Now, I have felt all over these papers and have even asked if they have them in braille and they just look at me like I’m some kind of anarchist. — That’s what I see in my head anyway.
This has never even crossed their mind let alone any other way of completing this paperwork for others with disabilities. There are hundreds of disabilities that may prevent a person from being able to fill out that paper, but the only answer I get is, “I’m sure there’s someone with you that can help you fill it out.”
Apparently, handicapped people cannot function by ourselves; there must be someone who assists us in everything so we can live like normal people.
So the Uber driver that volunteered to just hang out at the appointment and return me home when I was done, out of the kindness of his heart, was wishing his heart wasn’t so soft as I rattled off my medical history in full detail. This I’m sure is also HIPAA approved. 
After giving all my personal information to everyone in the room, and feeling like a 5th-grade classrooms goldfish where everyone watches you do your business, I’m allowed to see the doctor.
This is where the serious matters begin. As a bit of backstory, my disorder didn’t just leave me blind. I have heart, brain, digestive, and muscle issues, along with high cholesterol.
What the hell, I figured everyone at the doctor’s office knows, what’s a few hundred more? So much for HIPAA.
When I see my specialist for my disorder he is adamant that proper diet is imperative for me to have a fighting chance. My body doesn’t produce energy which means it also doesn’t process carbs and sugars.

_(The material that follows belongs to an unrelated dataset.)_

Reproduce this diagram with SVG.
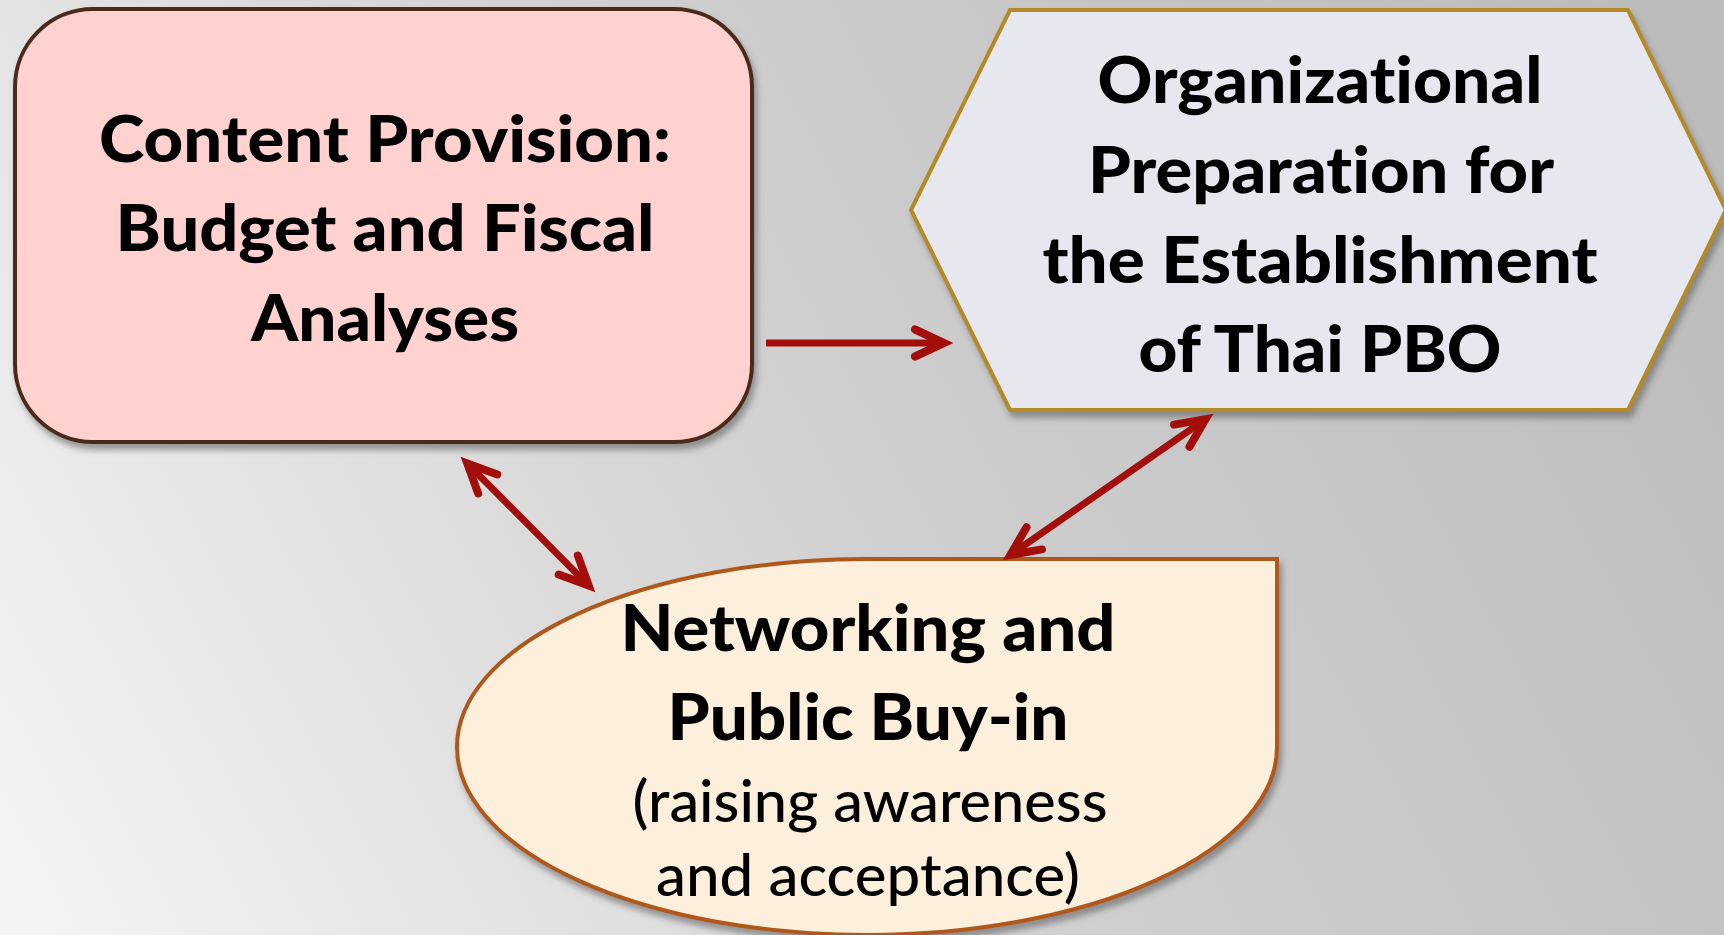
<svg xmlns="http://www.w3.org/2000/svg" width="1724" height="935" viewBox="0 0 1724 935">
  <defs>
    <linearGradient id="bg" x1="0" y1="935" x2="1724" y2="0" gradientUnits="userSpaceOnUse">
      <stop offset="0" stop-color="#f5f5f5"/>
      <stop offset="0.5" stop-color="#cfcfcf"/>
      <stop offset="1" stop-color="#bababa"/>
    </linearGradient>
    <filter id="shadow" x="-10%" y="-10%" width="125%" height="130%">
      <feDropShadow dx="3" dy="6" stdDeviation="3" flood-color="#555" flood-opacity="0.55"/>
    </filter>
    <marker id="head" markerUnits="userSpaceOnUse" viewBox="-40 -20 50 40" refX="0" refY="0" markerWidth="50" markerHeight="40" orient="auto-start-reverse" overflow="visible">
      <path d="M -29,-13.5 L 0,0 L -29,13.5" fill="none" stroke="#a30e0b" stroke-width="8" stroke-linecap="round" stroke-linejoin="miter" stroke-miterlimit="10"/>
    </marker>
    <style>
      text { font-variant-ligatures: none; font-feature-settings: "liga" 0, "clig" 0; }
      .bold { font-family: Lato, "Open Sans", "Liberation Sans", sans-serif; font-weight: 900; font-size: 65px; fill: #000; text-anchor: middle; }
      .reg { font-family: Lato, "Open Sans", "Liberation Sans", sans-serif; font-weight: 500; font-size: 57px; fill: #000; text-anchor: middle; }
      .conn { fill: none; stroke: #a30e0b; stroke-width: 7; stroke-linecap: butt; }
    </style>
  </defs>

  <rect x="0" y="0" width="1724" height="935" fill="url(#bg)"/>

  <g id="content-provision">
    <rect x="15" y="9" width="737" height="433" rx="78" ry="78" fill="#ffd2d0" stroke="#4b2a1e" stroke-width="4" filter="url(#shadow)"/>
    <text class="bold" x="385" y="162" textLength="572" lengthAdjust="spacingAndGlyphs">Content Provision:</text>
    <text class="bold" x="385" y="251" textLength="539" lengthAdjust="spacingAndGlyphs">Budget and Fiscal</text>
    <text class="bold" x="385" y="341" textLength="268" lengthAdjust="spacingAndGlyphs">Analyses</text>
  </g>

  <g id="organizational-preparation">
    <polygon points="911,210 1010,10 1628,10 1726,210 1628,410 1010,410" fill="#e6e7ef" stroke="#b48a26" stroke-width="4" filter="url(#shadow)"/>
    <text class="bold" x="1320" y="103" textLength="445" lengthAdjust="spacingAndGlyphs">Organizational</text>
    <text class="bold" x="1321" y="193" textLength="466" lengthAdjust="spacingAndGlyphs">Preparation for</text>
    <text class="bold" x="1320" y="283" textLength="555" lengthAdjust="spacingAndGlyphs">the Establishment</text>
    <text class="bold" x="1320" y="372" textLength="363" lengthAdjust="spacingAndGlyphs">of Thai PBO</text>
  </g>

  <g id="networking">
    <path d="M 457,747 A 410,188 0 0 1 867,559 L 1277,559 L 1277,747 A 410,188 0 0 1 867,935 A 410,188 0 0 1 457,747 Z" fill="#fcefdb" stroke="#b0581a" stroke-width="4" filter="url(#shadow)"/>
    <text class="bold" x="868" y="651" textLength="495" lengthAdjust="spacingAndGlyphs">Networking and</text>
    <text class="bold" x="868" y="740" textLength="401" lengthAdjust="spacingAndGlyphs">Public Buy-in</text>
    <text class="reg" x="870" y="822" textLength="475" lengthAdjust="spacingAndGlyphs">(raising awareness</text>
    <text class="reg" x="868" y="896" textLength="424" lengthAdjust="spacingAndGlyphs">and acceptance)</text>
  </g>

  <g id="connectors">
    <line class="conn" x1="766" y1="343" x2="944" y2="343" marker-end="url(#head)"/>
    <line class="conn" x1="467.3" y1="463.4" x2="588.7" y2="585.6" marker-start="url(#head)" marker-end="url(#head)"/>
    <line class="conn" x1="1010.4" y1="554.9" x2="1205.6" y2="419.1" marker-start="url(#head)" marker-end="url(#head)"/>
  </g>
</svg>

These foods make me sluggish and cause seizures and stroke-like episodes so it is imperative that I stay away from them.
He wants me to eat high fats and protein and very little carbs. I follow a Keto-Diet by default so that my body will function as close to normal as possible — my normal anyway. Meat (all types), eggs, and bacon are the proteins and avocados, nuts, dairy – mostly cheese and certain oils are for my fat intake.
I must say it is working. I have not felt this good since being diagnosed. I am stronger, slimmer and overall in better shape than I have been in a long time. Not to mention I feel great, and can think without struggling to find words or stuttering, most of the time.
My gastroenterologist wants me to eat high fiber and little to no fats or red meats and to completely stay away from nuts and seeds or any fruits with small seeds. There goes the avocados, and nuts, red meat and bacon.
My primary care doctor is concerned about my high cholesterol so he wants me to eat very little meat and eggs and a lot of complex carbohydrates. There goes red meat, bacon, eggs, avocados, nuts, cheese, milk and creams, and on top of all that, I have to eat the very foods my body cannot process.
Finally, I have recently discovered that I am intolerant to dairy, avocados, certain artificial sweeteners and other foods on all three diets. (As long as I can keep my diet coke and coffee I will survive.)
All of this has been brought on as ancillary symptoms and issues of my disease. So the true meaning of living with disabilities is what is not seen by the greater population.
To be able to control my disorder I have to eat protein and fats with little carbs.
To control my diverticulitis I need to avoid meats, fats, and nuts and eat a lot of fiber foods.
To control my high cholesterol I need to avoid meats and fats, and eat many complex carbohydrates.
And finally, I have to do all of this while being allergic to half of the foods I’m supposed to eat.

How would you choose?

Would it be feeling healthy and having the energy to function and think while suffering from the digestive issues and high cholesterol as well as the allergy issues? Or control my digestive issues and have no energy throughout the day?
Without a doubt I need to stop the allergy foods because if I were to go into anaphylactic shock it wouldn’t really matter if I had energy or brain function.
As I sit in the specialist's office listening to everyone else list out their medical history — apparently, I’m not the only one who needs help with that damn tablet — I realize that I too am guilty of not seeing the struggles of others. It seems to be a never-ending cycle that many people with disabilities have to deal with.